My hometown is like hot chocolate.  I think I was always happy drinking hot chocolate.  But I haven’t had it in a very long time.

This project began as a way to bring memories of my hometown to my 89‑year-old mother on her deathbed.  Comforted by family and hospice, she was rarely awake, but, when she was, she was sharp and fully engaged, and the pictures spurred good conversations.

My mother died halfway through the project, and my pictures shifted – from documentary urban landscapes to poignant landscapes and interiors.

My images hold melancholy and nostalgia.  Not despairing sorrow.  Memories both vague and crisp.  No longing to return.  I miss my mother terribly – but the town is only a link, more distant now.

Irma: A Century of Hats and Spirit

Irma was born in 1923. For 95 years she has savored all that life offers.  As she has aged she has outlived her husband, siblings and friends. Her memory is slipping from her. Despite this, she has worn her years well, dressing and behaving with a flair for the dramatic. Irma resides in an assisted living facility. There it is more challenging for her to express her love of beautiful clothing, make-up and glamorous accessories, including hats.

In this series of photographic images, Irma wears styles of hats from the past century. The hats symbolize the idea that beauty endures at all ages, and that age does not deprive an individual of vivid personality.

Irma is my mother, and this project has been deeply meaningful for both of us. Irma loves to pose and is very expressive for the camera. She treasures her portraits and shares them with anyone she encounters. As her daughter, it has given me meaningful time with her, time where we joyfully share a project together that will last for a lifetime.

The Years That Walk Between

In between the smiling poses at special events and holidays, we live our lives. Happy, sad, afraid, confident, we seek out others for work, companionship or fun; we may find solitude to rest, do chores, read and, occasionally, reflect. We are all those moments.

Children do the same. With a purpose we adults cannot always understand, they play, they pause, they seek others, and they are alone. And like adults, it is during those unscripted moments that their real selves surface.

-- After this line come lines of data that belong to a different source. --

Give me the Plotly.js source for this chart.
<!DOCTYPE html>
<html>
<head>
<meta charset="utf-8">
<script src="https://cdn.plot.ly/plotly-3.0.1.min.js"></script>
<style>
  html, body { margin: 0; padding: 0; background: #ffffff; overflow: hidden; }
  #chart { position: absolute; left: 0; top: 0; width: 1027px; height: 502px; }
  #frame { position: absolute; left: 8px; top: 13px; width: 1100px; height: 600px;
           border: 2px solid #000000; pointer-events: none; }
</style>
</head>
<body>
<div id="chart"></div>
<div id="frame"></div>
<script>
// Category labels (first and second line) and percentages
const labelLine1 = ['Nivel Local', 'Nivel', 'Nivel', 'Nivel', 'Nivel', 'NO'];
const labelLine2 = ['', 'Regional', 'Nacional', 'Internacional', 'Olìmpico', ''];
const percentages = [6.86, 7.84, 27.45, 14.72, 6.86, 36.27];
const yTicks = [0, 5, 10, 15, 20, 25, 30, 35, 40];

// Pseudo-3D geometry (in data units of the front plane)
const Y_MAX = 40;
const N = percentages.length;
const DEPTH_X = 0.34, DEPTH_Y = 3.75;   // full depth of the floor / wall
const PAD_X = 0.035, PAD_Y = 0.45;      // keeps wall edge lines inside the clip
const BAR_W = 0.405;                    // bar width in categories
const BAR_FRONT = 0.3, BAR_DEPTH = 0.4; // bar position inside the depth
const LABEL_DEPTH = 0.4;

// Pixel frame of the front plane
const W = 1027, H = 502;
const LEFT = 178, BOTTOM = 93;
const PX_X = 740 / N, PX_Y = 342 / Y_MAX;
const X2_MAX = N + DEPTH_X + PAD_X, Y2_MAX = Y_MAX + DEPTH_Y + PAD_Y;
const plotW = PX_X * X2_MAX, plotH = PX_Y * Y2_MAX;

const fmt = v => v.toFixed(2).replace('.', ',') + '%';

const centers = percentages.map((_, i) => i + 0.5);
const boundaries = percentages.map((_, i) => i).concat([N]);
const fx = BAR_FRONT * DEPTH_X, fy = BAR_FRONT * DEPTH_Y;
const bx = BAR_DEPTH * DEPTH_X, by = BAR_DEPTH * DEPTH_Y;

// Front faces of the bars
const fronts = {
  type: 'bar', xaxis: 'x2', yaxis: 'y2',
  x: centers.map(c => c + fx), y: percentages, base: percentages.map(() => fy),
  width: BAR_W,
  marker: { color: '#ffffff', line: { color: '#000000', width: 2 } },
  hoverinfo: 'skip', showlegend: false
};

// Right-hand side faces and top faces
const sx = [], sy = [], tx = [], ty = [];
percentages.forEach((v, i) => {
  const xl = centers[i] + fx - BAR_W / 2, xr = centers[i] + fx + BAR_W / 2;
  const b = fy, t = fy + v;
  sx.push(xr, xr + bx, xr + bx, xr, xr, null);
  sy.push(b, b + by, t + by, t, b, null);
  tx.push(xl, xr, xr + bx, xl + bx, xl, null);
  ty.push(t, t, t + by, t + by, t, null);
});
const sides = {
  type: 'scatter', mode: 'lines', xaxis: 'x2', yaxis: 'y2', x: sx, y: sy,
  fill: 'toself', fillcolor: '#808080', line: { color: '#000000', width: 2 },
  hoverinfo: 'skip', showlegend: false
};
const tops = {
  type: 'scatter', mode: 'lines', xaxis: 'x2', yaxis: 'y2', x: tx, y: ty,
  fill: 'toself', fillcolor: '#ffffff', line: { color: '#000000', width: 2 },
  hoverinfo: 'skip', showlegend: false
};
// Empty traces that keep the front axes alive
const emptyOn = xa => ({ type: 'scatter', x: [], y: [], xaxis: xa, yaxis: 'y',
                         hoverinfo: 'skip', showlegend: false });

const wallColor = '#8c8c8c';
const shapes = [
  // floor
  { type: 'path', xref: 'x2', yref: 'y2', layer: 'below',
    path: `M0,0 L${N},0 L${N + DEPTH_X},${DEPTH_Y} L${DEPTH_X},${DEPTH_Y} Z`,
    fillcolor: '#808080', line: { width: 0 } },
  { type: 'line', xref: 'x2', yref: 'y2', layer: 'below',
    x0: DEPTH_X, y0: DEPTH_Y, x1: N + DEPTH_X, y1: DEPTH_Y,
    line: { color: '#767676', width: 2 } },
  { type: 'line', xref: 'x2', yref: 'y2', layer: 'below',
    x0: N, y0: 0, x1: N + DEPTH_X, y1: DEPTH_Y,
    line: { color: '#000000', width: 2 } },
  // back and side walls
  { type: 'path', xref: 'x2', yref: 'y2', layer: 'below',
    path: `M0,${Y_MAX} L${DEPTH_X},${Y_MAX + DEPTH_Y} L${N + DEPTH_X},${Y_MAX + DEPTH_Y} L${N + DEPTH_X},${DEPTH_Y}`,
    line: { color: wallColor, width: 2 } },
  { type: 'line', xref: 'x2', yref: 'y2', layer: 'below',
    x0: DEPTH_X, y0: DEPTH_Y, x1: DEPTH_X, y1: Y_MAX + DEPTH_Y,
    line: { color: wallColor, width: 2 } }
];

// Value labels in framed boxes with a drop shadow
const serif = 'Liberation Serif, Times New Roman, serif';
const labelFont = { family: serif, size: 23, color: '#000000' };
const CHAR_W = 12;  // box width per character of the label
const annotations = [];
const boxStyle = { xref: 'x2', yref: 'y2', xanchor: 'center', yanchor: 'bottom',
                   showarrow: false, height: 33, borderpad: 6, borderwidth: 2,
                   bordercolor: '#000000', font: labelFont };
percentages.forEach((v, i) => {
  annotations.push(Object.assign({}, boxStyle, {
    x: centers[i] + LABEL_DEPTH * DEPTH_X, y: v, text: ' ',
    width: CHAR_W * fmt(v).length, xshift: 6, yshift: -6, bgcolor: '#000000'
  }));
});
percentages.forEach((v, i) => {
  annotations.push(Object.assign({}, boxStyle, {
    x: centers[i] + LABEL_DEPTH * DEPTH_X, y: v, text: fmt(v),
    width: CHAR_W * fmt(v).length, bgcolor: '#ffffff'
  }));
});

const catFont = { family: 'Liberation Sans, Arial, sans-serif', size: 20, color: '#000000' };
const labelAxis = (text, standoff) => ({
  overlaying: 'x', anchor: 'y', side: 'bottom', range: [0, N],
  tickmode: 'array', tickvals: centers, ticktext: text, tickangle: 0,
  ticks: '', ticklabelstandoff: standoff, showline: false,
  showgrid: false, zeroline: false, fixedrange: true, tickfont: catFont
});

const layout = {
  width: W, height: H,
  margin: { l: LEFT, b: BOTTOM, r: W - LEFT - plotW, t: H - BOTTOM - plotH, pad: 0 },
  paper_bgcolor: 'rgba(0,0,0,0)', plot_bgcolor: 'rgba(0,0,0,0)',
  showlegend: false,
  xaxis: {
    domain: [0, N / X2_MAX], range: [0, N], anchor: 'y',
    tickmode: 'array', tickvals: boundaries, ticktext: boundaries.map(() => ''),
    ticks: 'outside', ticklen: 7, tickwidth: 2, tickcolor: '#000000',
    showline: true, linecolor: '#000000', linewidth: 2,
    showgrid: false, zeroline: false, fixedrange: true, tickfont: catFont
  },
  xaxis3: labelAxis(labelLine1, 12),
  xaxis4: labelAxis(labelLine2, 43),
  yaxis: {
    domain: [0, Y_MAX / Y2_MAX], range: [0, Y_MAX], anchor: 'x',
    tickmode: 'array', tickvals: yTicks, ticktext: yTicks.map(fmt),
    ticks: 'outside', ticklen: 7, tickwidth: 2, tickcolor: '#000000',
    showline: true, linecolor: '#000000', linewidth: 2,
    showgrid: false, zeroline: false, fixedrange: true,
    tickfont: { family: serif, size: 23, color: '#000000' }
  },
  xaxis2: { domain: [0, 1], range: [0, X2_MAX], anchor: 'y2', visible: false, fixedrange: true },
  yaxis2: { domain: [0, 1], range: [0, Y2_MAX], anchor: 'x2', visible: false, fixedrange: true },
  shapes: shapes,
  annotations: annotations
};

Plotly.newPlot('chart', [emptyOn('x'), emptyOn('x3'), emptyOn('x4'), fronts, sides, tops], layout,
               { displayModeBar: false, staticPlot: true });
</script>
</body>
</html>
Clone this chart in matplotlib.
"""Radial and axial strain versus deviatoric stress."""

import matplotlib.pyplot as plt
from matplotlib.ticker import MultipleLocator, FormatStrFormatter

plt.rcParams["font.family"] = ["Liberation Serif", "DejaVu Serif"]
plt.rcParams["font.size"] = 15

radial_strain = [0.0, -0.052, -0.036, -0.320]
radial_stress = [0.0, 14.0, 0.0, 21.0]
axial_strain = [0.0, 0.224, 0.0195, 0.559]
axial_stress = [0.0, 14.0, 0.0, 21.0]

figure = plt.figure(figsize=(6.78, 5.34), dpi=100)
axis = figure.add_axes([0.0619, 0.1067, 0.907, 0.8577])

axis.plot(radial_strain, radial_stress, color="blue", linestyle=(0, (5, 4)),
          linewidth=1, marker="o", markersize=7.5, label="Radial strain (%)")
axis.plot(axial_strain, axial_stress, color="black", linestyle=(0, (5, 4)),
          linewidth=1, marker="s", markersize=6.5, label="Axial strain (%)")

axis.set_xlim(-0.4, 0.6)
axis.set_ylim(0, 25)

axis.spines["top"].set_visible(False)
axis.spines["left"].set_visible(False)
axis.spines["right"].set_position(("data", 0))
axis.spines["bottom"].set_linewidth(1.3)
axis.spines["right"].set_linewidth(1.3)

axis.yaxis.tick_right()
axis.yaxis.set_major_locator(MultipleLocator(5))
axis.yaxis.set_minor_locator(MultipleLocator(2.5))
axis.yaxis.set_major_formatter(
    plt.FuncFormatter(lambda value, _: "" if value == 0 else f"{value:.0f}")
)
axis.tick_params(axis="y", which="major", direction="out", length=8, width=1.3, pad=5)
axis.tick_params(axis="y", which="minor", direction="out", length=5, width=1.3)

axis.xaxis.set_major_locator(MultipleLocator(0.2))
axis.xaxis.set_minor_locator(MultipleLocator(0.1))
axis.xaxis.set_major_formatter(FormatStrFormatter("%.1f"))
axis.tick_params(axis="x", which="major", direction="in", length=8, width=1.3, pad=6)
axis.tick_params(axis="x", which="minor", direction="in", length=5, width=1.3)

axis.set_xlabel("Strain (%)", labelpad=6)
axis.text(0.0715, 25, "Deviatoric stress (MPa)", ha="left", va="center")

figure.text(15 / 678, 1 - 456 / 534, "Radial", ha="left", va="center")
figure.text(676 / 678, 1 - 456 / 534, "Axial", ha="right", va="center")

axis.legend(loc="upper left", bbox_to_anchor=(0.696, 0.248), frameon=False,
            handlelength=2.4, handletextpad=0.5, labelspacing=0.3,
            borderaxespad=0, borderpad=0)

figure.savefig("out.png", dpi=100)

As a grandparent I carry few smiling photos of grandchildren in my purse or on my iPhone ready to display. Rather, I am captivated by the moments in between on the sides of life, the unguarded and revealing minutes or even seconds of their lives, the real images of childhood we sometimes miss when looking for something else. It is those I am sharing with you.

Isolated

My street photographs feature the solitary figure within the urban environment. In a hostile and alienating world, some pursue escape or comfort. Some seek to avoid, while others make the most of it, grinning and bearing the onslaughts of everyday life. Still others can find a sort of peace, wherever they may find themselves. Mostly, we are alone. We survive with a grim determination. The lucky ones have a higher purpose or someone to come home to. This body of works explores some of these environments and the strategies that individuals employ to cope with isolation.